* **JOB**
Without including any pictures, write out the listing below exactly.

* **DATA SECTION**
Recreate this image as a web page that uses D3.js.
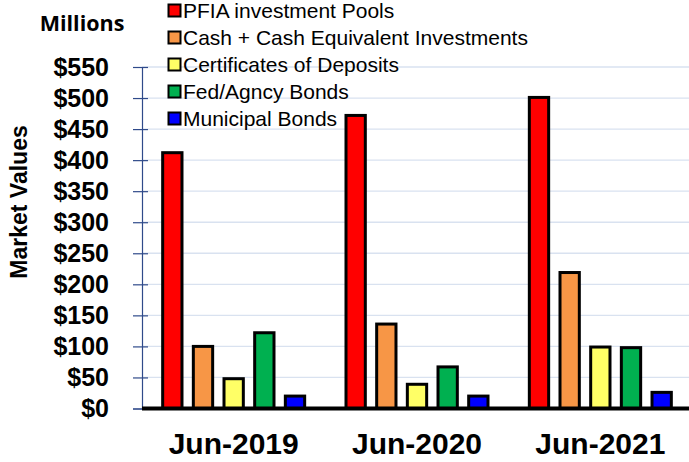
<!DOCTYPE html>
<html>
<head>
<meta charset="utf-8">
<script src="https://cdn.jsdelivr.net/npm/d3@7"></script>
<style>
  body { margin: 0; background: #fff; }
  svg { display: block; }
</style>
</head>
<body>
<svg width="689" height="462"></svg>
<script>
// data (millions of dollars)
var periods = ["Jun-2019", "Jun-2020", "Jun-2021"];
var seriesNames = ["PFIA investment Pools", "Cash + Cash Equivalent Investments",
                   "Certificates of Deposits", "Fed/Agncy Bonds", "Municipal Bonds"];
var seriesColors = ["#ff0000", "#f79646", "#ffff66", "#00b050", "#0000ff"];
var pfia = [412, 472, 501];
var cash = [100, 136, 219];
var cds = [48, 39, 99];
var fed = [122, 67, 98];
var muni = [20, 20, 26];
var yTicks = [0, 50, 100, 150, 200, 250, 300, 350, 400, 450, 500, 550];

var allSeries = [pfia, cash, cds, fed, muni];

var svg = d3.select("svg"),
    width = +svg.attr("width"),
    height = +svg.attr("height");

// plot area (window.top is reserved, so prefix these)
var plotLeft = 142, plotRight = 692, plotTop = 67, plotBottom = 408.5;

var x0 = d3.scaleBand().domain(periods).range([plotLeft, plotRight]);
var groupW = 142;
var x1 = d3.scaleBand().domain(seriesNames)
    .range([(x0.bandwidth() - groupW) / 2, (x0.bandwidth() + groupW) / 2])
    .paddingInner(0.37).paddingOuter(0);
var y = d3.scaleLinear().domain([0, 550]).range([plotBottom, plotTop]);

// gridlines
svg.append("g")
    .selectAll("line")
    .data(yTicks.slice(1))
    .enter().append("line")
    .attr("x1", plotLeft).attr("x2", width)
    .attr("y1", function (d) { return y(d); })
    .attr("y2", function (d) { return y(d); })
    .attr("stroke", "#d9e2f0")
    .attr("stroke-width", 1.3);

// y axis
var yAxis = d3.axisLeft(y)
    .tickValues(yTicks)
    .tickSize(9)
    .tickFormat(function (d) { return "$" + d; });

var gy = svg.append("g")
    .attr("transform", "translate(" + plotLeft + ",0)")
    .call(yAxis);
gy.select(".domain").attr("stroke", "#2f4a8a").attr("stroke-width", 1.2);
gy.selectAll(".tick line")
    .attr("x2", 6).attr("x1", -9)
    .attr("stroke", "#2f4a8a").attr("stroke-width", 1.2);
gy.selectAll(".tick text")
    .attr("x", -33)
    .style("font-family", "'Liberation Sans', Arial, sans-serif")
    .style("font-weight", "bold")
    .style("font-size", "25px")
    .attr("fill", "#000");

// bars
var groups = svg.append("g")
    .selectAll("g")
    .data(periods)
    .enter().append("g")
    .attr("transform", function (d) { return "translate(" + x0(d) + ",0)"; });

groups.selectAll("rect")
    .data(function (p, i) {
        return seriesNames.map(function (s, k) {
            return { name: s, value: allSeries[k][i], color: seriesColors[k] };
        });
    })
    .enter().append("rect")
    .attr("x", function (d) { return x1(d.name); })
    .attr("width", x1.bandwidth())
    .attr("y", function (d) { return y(d.value); })
    .attr("height", function (d) { return y(0) - y(d.value); })
    .attr("fill", function (d) { return d.color; })
    .attr("stroke", "#000")
    .attr("stroke-width", 3);

// baseline
svg.append("line")
    .attr("x1", plotLeft).attr("x2", width)
    .attr("y1", y(0)).attr("y2", y(0))
    .attr("stroke", "#000")
    .attr("stroke-width", 4);

// x labels
var xAxis = d3.axisBottom(x0).tickSize(0);
var gx = svg.append("g")
    .attr("transform", "translate(0," + y(0) + ")")
    .call(xAxis);
gx.select(".domain").remove();
gx.selectAll(".tick text")
    .attr("y", 24)
    .attr("dy", "0.71em")
    .style("font-family", "'Liberation Sans', Arial, sans-serif")
    .style("font-weight", "bold")
    .style("font-size", "30px")
    .attr("fill", "#000");

// titles
svg.append("text")
    .attr("x", 82).attr("y", 31)
    .attr("text-anchor", "middle")
    .style("font-family", "'Open Sans', sans-serif")
    .style("font-weight", "bold")
    .style("font-size", "21.5px")
    .text("Millions");

svg.append("text")
    .attr("transform", "translate(27,202) rotate(-90)")
    .attr("text-anchor", "middle")
    .style("font-family", "'Liberation Sans', Arial, sans-serif")
    .style("font-weight", "bold")
    .style("font-size", "23px")
    .text("Market Values");

// legend
var legend = svg.append("g")
    .selectAll("g")
    .data(seriesNames)
    .enter().append("g")
    .attr("transform", function (d, i) { return "translate(168," + (10.5 + i * 27) + ")"; });

legend.append("rect")
    .attr("x", 0.5).attr("y", -6)
    .attr("width", 12).attr("height", 12)
    .attr("fill", function (d, i) { return seriesColors[i]; })
    .attr("stroke", "#000")
    .attr("stroke-width", 2);

legend.append("text")
    .attr("x", 15).attr("y", 0)
    .attr("dy", "0.35em")
    .style("font-family", "'Liberation Sans', Arial, sans-serif")
    .style("font-size", "21px")
    .text(function (d) { return d; });
</script>
</body>
</html>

* **WRITTEN ANSWER**
Recreate this image as a web page that uses D3.js.
<!DOCTYPE html>
<html>
<head>
<meta charset="utf-8">
<script src="https://cdn.jsdelivr.net/npm/d3@7"></script>
<style>
  body { margin: 0; background: #fff; }
  svg { display: block; }
</style>
</head>
<body>
<svg width="689" height="462"></svg>
<script>
// data (millions of dollars)
var periods = ["Jun-2019", "Jun-2020", "Jun-2021"];
var seriesNames = ["PFIA investment Pools", "Cash + Cash Equivalent Investments",
                   "Certificates of Deposits", "Fed/Agncy Bonds", "Municipal Bonds"];
var seriesColors = ["#ff0000", "#f79646", "#ffff66", "#00b050", "#0000ff"];
var pfia = [412, 472, 501];
var cash = [100, 136, 219];
var cds = [48, 39, 99];
var fed = [122, 67, 98];
var muni = [20, 20, 26];
var yTicks = [0, 50, 100, 150, 200, 250, 300, 350, 400, 450, 500, 550];

var allSeries = [pfia, cash, cds, fed, muni];

var svg = d3.select("svg"),
    width = +svg.attr("width"),
    height = +svg.attr("height");

// plot area (window.top is reserved, so prefix these)
var plotLeft = 142, plotRight = 692, plotTop = 67, plotBottom = 408.5;

var x0 = d3.scaleBand().domain(periods).range([plotLeft, plotRight]);
var groupW = 142;
var x1 = d3.scaleBand().domain(seriesNames)
    .range([(x0.bandwidth() - groupW) / 2, (x0.bandwidth() + groupW) / 2])
    .paddingInner(0.37).paddingOuter(0);
var y = d3.scaleLinear().domain([0, 550]).range([plotBottom, plotTop]);

// gridlines
svg.append("g")
    .selectAll("line")
    .data(yTicks.slice(1))
    .enter().append("line")
    .attr("x1", plotLeft).attr("x2", width)
    .attr("y1", function (d) { return y(d); })
    .attr("y2", function (d) { return y(d); })
    .attr("stroke", "#d9e2f0")
    .attr("stroke-width", 1.3);

// y axis
var yAxis = d3.axisLeft(y)
    .tickValues(yTicks)
    .tickSize(9)
    .tickFormat(function (d) { return "$" + d; });

var gy = svg.append("g")
    .attr("transform", "translate(" + plotLeft + ",0)")
    .call(yAxis);
gy.select(".domain").attr("stroke", "#2f4a8a").attr("stroke-width", 1.2);
gy.selectAll(".tick line")
    .attr("x2", 6).attr("x1", -9)
    .attr("stroke", "#2f4a8a").attr("stroke-width", 1.2);
gy.selectAll(".tick text")
    .attr("x", -33)
    .style("font-family", "'Liberation Sans', Arial, sans-serif")
    .style("font-weight", "bold")
    .style("font-size", "25px")
    .attr("fill", "#000");

// bars
var groups = svg.append("g")
    .selectAll("g")
    .data(periods)
    .enter().append("g")
    .attr("transform", function (d) { return "translate(" + x0(d) + ",0)"; });

groups.selectAll("rect")
    .data(function (p, i) {
        return seriesNames.map(function (s, k) {
            return { name: s, value: allSeries[k][i], color: seriesColors[k] };
        });
    })
    .enter().append("rect")
    .attr("x", function (d) { return x1(d.name); })
    .attr("width", x1.bandwidth())
    .attr("y", function (d) { return y(d.value); })
    .attr("height", function (d) { return y(0) - y(d.value); })
    .attr("fill", function (d) { return d.color; })
    .attr("stroke", "#000")
    .attr("stroke-width", 3);

// baseline
svg.append("line")
    .attr("x1", plotLeft).attr("x2", width)
    .attr("y1", y(0)).attr("y2", y(0))
    .attr("stroke", "#000")
    .attr("stroke-width", 4);

// x labels
var xAxis = d3.axisBottom(x0).tickSize(0);
var gx = svg.append("g")
    .attr("transform", "translate(0," + y(0) + ")")
    .call(xAxis);
gx.select(".domain").remove();
gx.selectAll(".tick text")
    .attr("y", 24)
    .attr("dy", "0.71em")
    .style("font-family", "'Liberation Sans', Arial, sans-serif")
    .style("font-weight", "bold")
    .style("font-size", "30px")
    .attr("fill", "#000");

// titles
svg.append("text")
    .attr("x", 82).attr("y", 31)
    .attr("text-anchor", "middle")
    .style("font-family", "'Open Sans', sans-serif")
    .style("font-weight", "bold")
    .style("font-size", "21.5px")
    .text("Millions");

svg.append("text")
    .attr("transform", "translate(27,202) rotate(-90)")
    .attr("text-anchor", "middle")
    .style("font-family", "'Liberation Sans', Arial, sans-serif")
    .style("font-weight", "bold")
    .style("font-size", "23px")
    .text("Market Values");

// legend
var legend = svg.append("g")
    .selectAll("g")
    .data(seriesNames)
    .enter().append("g")
    .attr("transform", function (d, i) { return "translate(168," + (10.5 + i * 27) + ")"; });

legend.append("rect")
    .attr("x", 0.5).attr("y", -6)
    .attr("width", 12).attr("height", 12)
    .attr("fill", function (d, i) { return seriesColors[i]; })
    .attr("stroke", "#000")
    .attr("stroke-width", 2);

legend.append("text")
    .attr("x", 15).attr("y", 0)
    .attr("dy", "0.35em")
    .style("font-family", "'Liberation Sans', Arial, sans-serif")
    .style("font-size", "21px")
    .text(function (d) { return d; });
</script>
</body>
</html>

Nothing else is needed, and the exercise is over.